Iseult briefly sways against the armchair. Because she has been here before, she has seen this glamour magic before. At the Monastery, with Leopold at her side. Except that then, she was the one to solve the mystery of the Rook King’s secret wall—and then she was the one to do the tapping.

Leopold does not wait to see if she follows. He simply strides into the darkness, Owl held tight, and Iseult has no choice but to scurry after. It is a stone stairwell, and she traces quickly down until all light vanishes and she is moving solely by the feel of her hand against the wall.

Cold creeps higher with each step; Iseult still wears her flimsy silk gown, though it is torn at the hem and one sleeve is half ripped away. She has no memory of when that might have happened. One moment she was on the balcony, the next she was swarmed by Hell-Bards and carried across the palace.

Now she is here, reaching the end of a secret stairwell cloaked in the magic of the Rook King—and she has no doubt this was the Rook King’s work. At least partially, for as light filters onto the final steps and a cave opens up before her, Iseult glimpses a worn carving in the stone: two birds, side by side.

But are they owls, Esme had once asked, referring to ancient statues in the Contested Lands, or are they rooks? Iseult hadn’t understood the significance of those animals then, and she doesn’t understand it now.

All she knows is that the Rook King had been a Paladin—a real flesh-and-blood man. And somehow he must be bound to these stones just as he is bound to the Monastery. Except Iseult doesn’t think it is merely a ghost that haunts here.

After a short drop-off, Leopold sets down Owl and takes her hand in his. She is, to Iseult’s surprise, unafraid of this strange place. In fact, her Threads are blue calm tinged with rosy joy, as if the cave is familiar.

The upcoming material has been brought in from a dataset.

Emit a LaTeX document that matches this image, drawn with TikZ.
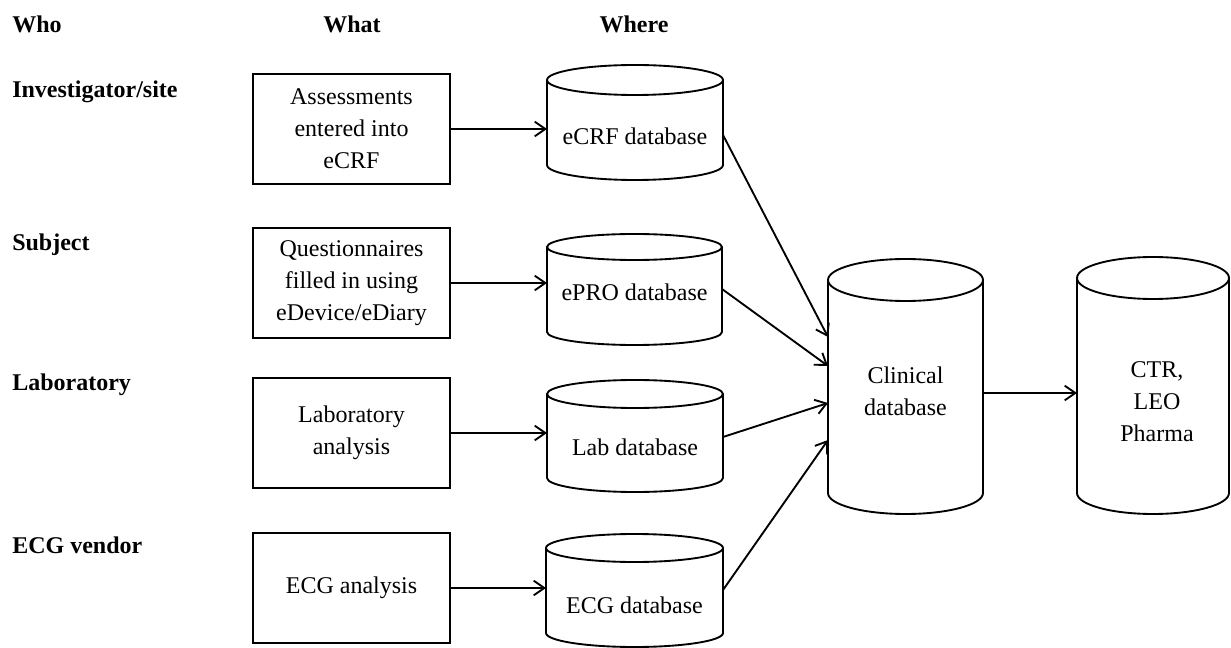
\documentclass[tikz,border=0pt]{standalone}
\usepackage{fontspec}
\setmainfont{Liberation Serif}
\usetikzlibrary{arrows.meta}
\tikzset{
  outline/.style={line width=1.4pt},
  txt/.style={align=center, inner sep=0pt, font=\fontsize{18}{24}\selectfont},
  hdr/.style={inner sep=0pt, font=\fontsize{18}{24}\selectfont\bfseries},
  proc/.style={draw, outline, align=center, inner sep=0pt,
    minimum width=147.75pt, minimum height=82.5pt, font=\fontsize{18}{24}\selectfont},
  dbarea/.style={inner sep=0pt, outer sep=0pt},
  arr/.style={line width=1.4pt, -{Straight Barb[length=8pt,width=11pt,line width=1.4pt]}}
}
\newcommand\dbshape[5]{%
  \draw[outline] (#1,#2+#5) -- (#1,#4-#5)
     arc[start angle=180,end angle=0,x radius={(#3-#1)/2},y radius=#5] -- (#3,#2+#5);
  \draw[outline] ({(#1+#3)/2},#2+#5) ellipse[x radius={(#3-#1)/2},y radius=#5];
}
\newcommand\dbnode[9]{%
  \node[dbarea, minimum width={(#4-#2)*0.75pt}, minimum height={(#5-#3)*0.75pt}]
     (#1) at ({(#2+#4)/2},{(#3+#5)/2}) {};
  \dbshape{#2}{#3}{#4}{#5}{#6}
  \node[txt] (#1-label) at (#7,#8) {#9};
}
\begin{document}
\begin{tikzpicture}[x=0.75pt,y=-0.75pt]
\useasboundingbox (0,0) rectangle (1231,648);

% headers
\node[hdr, anchor=west] (who) at (12,24) {Who};
\node[hdr] (what) at (352,24) {What};
\node[hdr] (where) at (634,24) {Where};

% who labels
\node[hdr, anchor=west] (w1) at (12,92) {Investigator/site};
\node[hdr, anchor=west] (w2) at (12,245) {Subject};
\node[hdr, anchor=west] (w3) at (12,385) {Laboratory};
\node[hdr, anchor=west] (w4) at (12,545) {ECG vendor};

% what boxes
\node[proc] (b1) at (351.5,129) {Assessments\\entered into\\eCRF};
\node[proc] (b2) at (351.5,283) {Questionnaires\\filled in using\\eDevice/eDiary};
\node[proc] (b3) at (351.5,433) {Laboratory\\analysis};
\node[proc] (b4) at (351.5,588) {ECG analysis};

% where cylinders
\dbnode{c1}{547}{65}{723}{180}{15}{635}{136}{eCRF database}
\dbnode{c2}{547}{234}{722}{345}{13}{634.5}{292}{ePRO database}
\dbnode{c3}{547}{380}{723}{492}{14}{635}{447}{Lab database}
\dbnode{c4}{546}{534}{723}{647}{14}{634.5}{605}{ECG database}
\dbnode{cl}{828}{259}{983}{514}{21}{905.5}{391.5}{Clinical\\database}
\dbnode{ctr}{1077}{257}{1229}{514}{21}{1157}{402}{CTR,\\LEO\\Pharma}

% arrows
\draw[arr] (b1.east) -- (b1.east -| c1.west);
\draw[arr] (b2.east) -- (b2.east -| c2.west);
\draw[arr] (b3.east) -- (b3.east -| c3.west);
\draw[arr] (b4.east) -- (b4.east -| c4.west);

\draw[arr] (c1.east |- 0,135) -- (cl.west |- 0,337);
\draw[arr] (c2.east |- 0,289) -- (cl.west |- 0,366);
\draw[arr] (c3.east |- 0,437) -- (cl.west |- 0,403);
\draw[arr] (c4.east |- 0,590) -- (cl.west |- 0,440);

\draw[arr] (cl.east |- 0,393) -- (ctr.west |- 0,393);
\end{tikzpicture}
\end{document}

But are they owls or are they rooks? Iseult thinks again, and another piece of the puzzle sinks into place.

The cave unfolds ahead, its high ceiling rounded and lit by Firewitched torches. A gentle, sulfur-scented mist hovers, bringing moisture to Iseult’s skin. Warmth increases, welcome at first. Then too hot. And eventually, the winding cave gives way to a carved space, lined with columns.

It is a bath, the waters frothing and steaming. Leopold offers no explanation for the room, but simply strides through. With the steam floating around him, he looks like a ghost from centuries past.

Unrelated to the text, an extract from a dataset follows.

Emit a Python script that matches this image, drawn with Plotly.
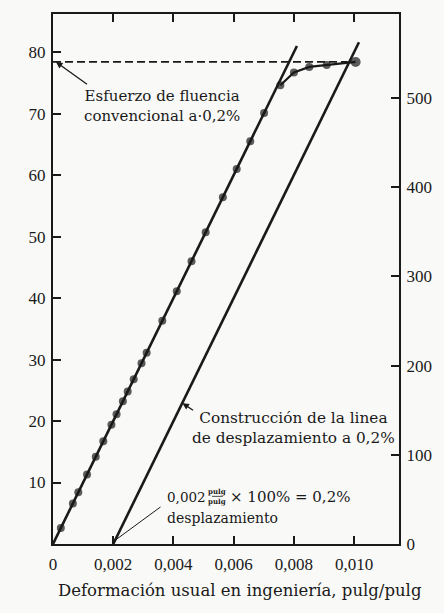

Beyond is more cave, winding and twisting in a complex labyrinth of stalagmites and sulfur. The ground ascends slightly, until at last, they reach a wide set of stairs. No one speaks as they climb. Only when they hit the final landing does Leopold break the silence.

“I have no supplies for you. Only a cloak.” He moves to a wooden trunk hiding between two torches. In quick, practiced movements, he has it open and a thick gray cape in hand. “Beyond this wall”—he motions to the stone before them—“is the River Praga. You can follow it east, until you reach the wharves. I have someone there who will meet you.”

“Who?”

“You will know her,” he says simply, and he offers Iseult the cloak.

She wraps her fingers around the rough wool. It will blend in well with the night. “Thank you,” Iseult says, and she means it. She would be dead by Hell-Bard blade right now, if not for him. “Please look after Safi.”

“You know that I will, Dark-Giver.” He bows his head. There is no mockery in his tone or in his Threads—only the grief. The loss. The tears Iseult saw before, a lifetime ago upon the balcony.

And Iseult grasps for some message she can give Safi. Some final departing words that say, “Everything will be all right because I’ll make them so.” But she can think of nothing, so all she says is “Owl, are you ready?”

She turns away from Leopold and kneels before the child. Owl remains calm, unfazed by the strange night or the strange cave. And as Iseult pulls up her hood and tucks her hair out of sight, she even bares a smile. “Zander says we are to play fox and hen tonight.”

“Yes,” Iseult agrees. “That is exactly what we are doing.”

A musty scent rolls over her, and when Iseult rises, she finds a dark river sloshing against reeds where a wall had just been.

“You will get wet,” Leopold says from behind her. He has moved to the stairs again. “But the time in the water is short.”